=== Goal ===
Print all of the lines exactly. Any picture among them stays out.

=== Dataset content ===
● ● ● ● ●

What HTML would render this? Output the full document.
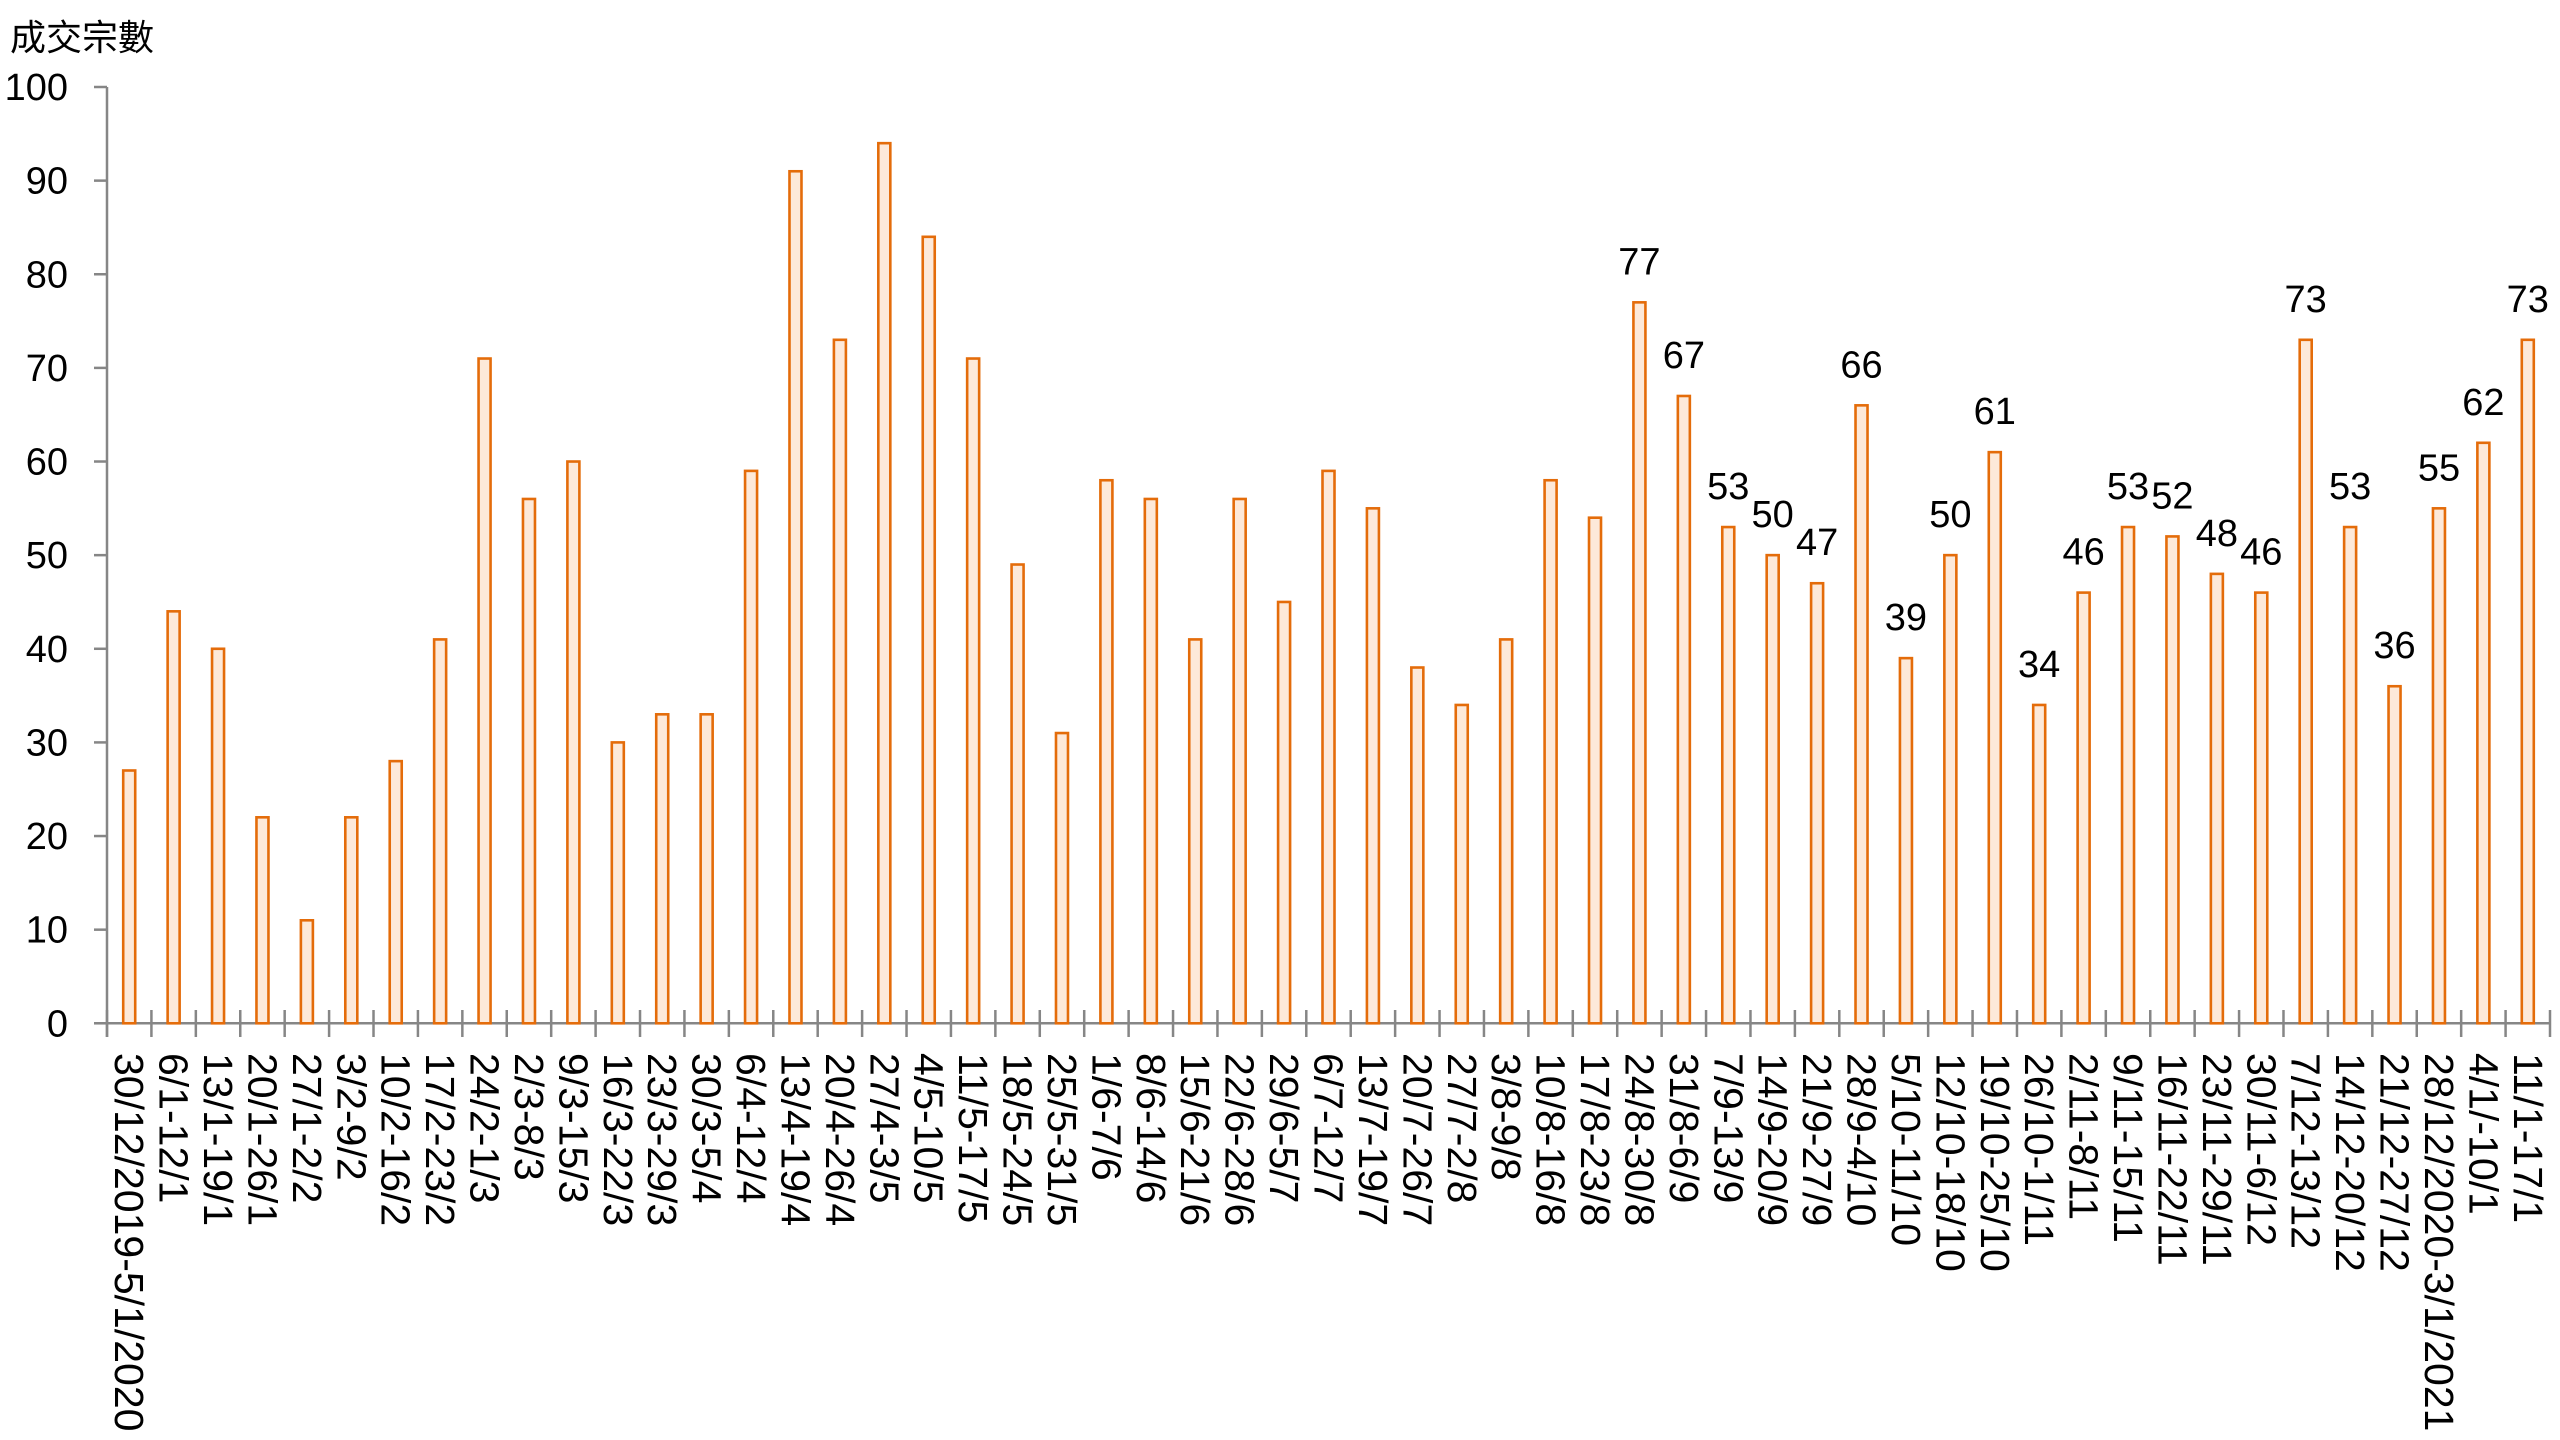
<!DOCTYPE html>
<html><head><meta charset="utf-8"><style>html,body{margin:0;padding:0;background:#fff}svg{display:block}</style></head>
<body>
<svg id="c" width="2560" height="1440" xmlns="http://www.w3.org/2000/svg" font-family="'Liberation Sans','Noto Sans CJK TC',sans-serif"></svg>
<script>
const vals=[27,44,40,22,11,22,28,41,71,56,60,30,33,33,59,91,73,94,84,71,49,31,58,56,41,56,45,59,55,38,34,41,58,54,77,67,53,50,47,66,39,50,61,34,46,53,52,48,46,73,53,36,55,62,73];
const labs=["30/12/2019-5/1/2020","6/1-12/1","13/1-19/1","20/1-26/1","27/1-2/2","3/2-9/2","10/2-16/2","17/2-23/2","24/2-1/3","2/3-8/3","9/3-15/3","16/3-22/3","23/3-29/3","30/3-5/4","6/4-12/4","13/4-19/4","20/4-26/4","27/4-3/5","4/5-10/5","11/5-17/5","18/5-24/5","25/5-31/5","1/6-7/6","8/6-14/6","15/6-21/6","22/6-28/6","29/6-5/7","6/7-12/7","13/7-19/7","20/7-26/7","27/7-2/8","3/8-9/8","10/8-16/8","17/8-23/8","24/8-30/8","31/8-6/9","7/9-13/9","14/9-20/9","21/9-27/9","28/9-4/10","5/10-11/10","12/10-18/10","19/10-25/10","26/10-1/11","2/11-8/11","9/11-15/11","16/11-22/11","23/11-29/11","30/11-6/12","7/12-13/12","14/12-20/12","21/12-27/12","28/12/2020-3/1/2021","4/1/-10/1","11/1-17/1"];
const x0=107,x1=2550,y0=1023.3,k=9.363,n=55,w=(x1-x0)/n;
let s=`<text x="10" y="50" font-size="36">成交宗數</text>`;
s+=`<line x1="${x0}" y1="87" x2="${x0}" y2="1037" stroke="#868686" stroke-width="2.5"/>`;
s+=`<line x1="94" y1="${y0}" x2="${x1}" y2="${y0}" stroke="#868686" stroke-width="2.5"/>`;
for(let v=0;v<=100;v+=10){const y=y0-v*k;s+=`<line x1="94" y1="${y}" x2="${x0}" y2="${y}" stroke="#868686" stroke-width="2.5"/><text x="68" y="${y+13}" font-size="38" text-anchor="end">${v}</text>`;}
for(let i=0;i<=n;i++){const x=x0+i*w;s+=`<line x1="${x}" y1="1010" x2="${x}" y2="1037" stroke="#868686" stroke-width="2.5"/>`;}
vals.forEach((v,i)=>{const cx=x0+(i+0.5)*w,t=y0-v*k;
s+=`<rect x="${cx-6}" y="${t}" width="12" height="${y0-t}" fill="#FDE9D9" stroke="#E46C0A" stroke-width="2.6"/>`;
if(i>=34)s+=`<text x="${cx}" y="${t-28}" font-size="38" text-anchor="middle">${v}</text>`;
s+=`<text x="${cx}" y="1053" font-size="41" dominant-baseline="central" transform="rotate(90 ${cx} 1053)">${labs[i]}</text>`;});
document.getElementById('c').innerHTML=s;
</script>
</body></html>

● ● ● ● ●

=== Expected output ===
What HTML would render this? Output the full document.
<!DOCTYPE html>
<html><head><meta charset="utf-8"><style>html,body{margin:0;padding:0;background:#fff}svg{display:block}</style></head>
<body>
<svg id="c" width="2560" height="1440" xmlns="http://www.w3.org/2000/svg" font-family="'Liberation Sans','Noto Sans CJK TC',sans-serif"></svg>
<script>
const vals=[27,44,40,22,11,22,28,41,71,56,60,30,33,33,59,91,73,94,84,71,49,31,58,56,41,56,45,59,55,38,34,41,58,54,77,67,53,50,47,66,39,50,61,34,46,53,52,48,46,73,53,36,55,62,73];
const labs=["30/12/2019-5/1/2020","6/1-12/1","13/1-19/1","20/1-26/1","27/1-2/2","3/2-9/2","10/2-16/2","17/2-23/2","24/2-1/3","2/3-8/3","9/3-15/3","16/3-22/3","23/3-29/3","30/3-5/4","6/4-12/4","13/4-19/4","20/4-26/4","27/4-3/5","4/5-10/5","11/5-17/5","18/5-24/5","25/5-31/5","1/6-7/6","8/6-14/6","15/6-21/6","22/6-28/6","29/6-5/7","6/7-12/7","13/7-19/7","20/7-26/7","27/7-2/8","3/8-9/8","10/8-16/8","17/8-23/8","24/8-30/8","31/8-6/9","7/9-13/9","14/9-20/9","21/9-27/9","28/9-4/10","5/10-11/10","12/10-18/10","19/10-25/10","26/10-1/11","2/11-8/11","9/11-15/11","16/11-22/11","23/11-29/11","30/11-6/12","7/12-13/12","14/12-20/12","21/12-27/12","28/12/2020-3/1/2021","4/1/-10/1","11/1-17/1"];
const x0=107,x1=2550,y0=1023.3,k=9.363,n=55,w=(x1-x0)/n;
let s=`<text x="10" y="50" font-size="36">成交宗數</text>`;
s+=`<line x1="${x0}" y1="87" x2="${x0}" y2="1037" stroke="#868686" stroke-width="2.5"/>`;
s+=`<line x1="94" y1="${y0}" x2="${x1}" y2="${y0}" stroke="#868686" stroke-width="2.5"/>`;
for(let v=0;v<=100;v+=10){const y=y0-v*k;s+=`<line x1="94" y1="${y}" x2="${x0}" y2="${y}" stroke="#868686" stroke-width="2.5"/><text x="68" y="${y+13}" font-size="38" text-anchor="end">${v}</text>`;}
for(let i=0;i<=n;i++){const x=x0+i*w;s+=`<line x1="${x}" y1="1010" x2="${x}" y2="1037" stroke="#868686" stroke-width="2.5"/>`;}
vals.forEach((v,i)=>{const cx=x0+(i+0.5)*w,t=y0-v*k;
s+=`<rect x="${cx-6}" y="${t}" width="12" height="${y0-t}" fill="#FDE9D9" stroke="#E46C0A" stroke-width="2.6"/>`;
if(i>=34)s+=`<text x="${cx}" y="${t-28}" font-size="38" text-anchor="middle">${v}</text>`;
s+=`<text x="${cx}" y="1053" font-size="41" dominant-baseline="central" transform="rotate(90 ${cx} 1053)">${labs[i]}</text>`;});
document.getElementById('c').innerHTML=s;
</script>
</body></html>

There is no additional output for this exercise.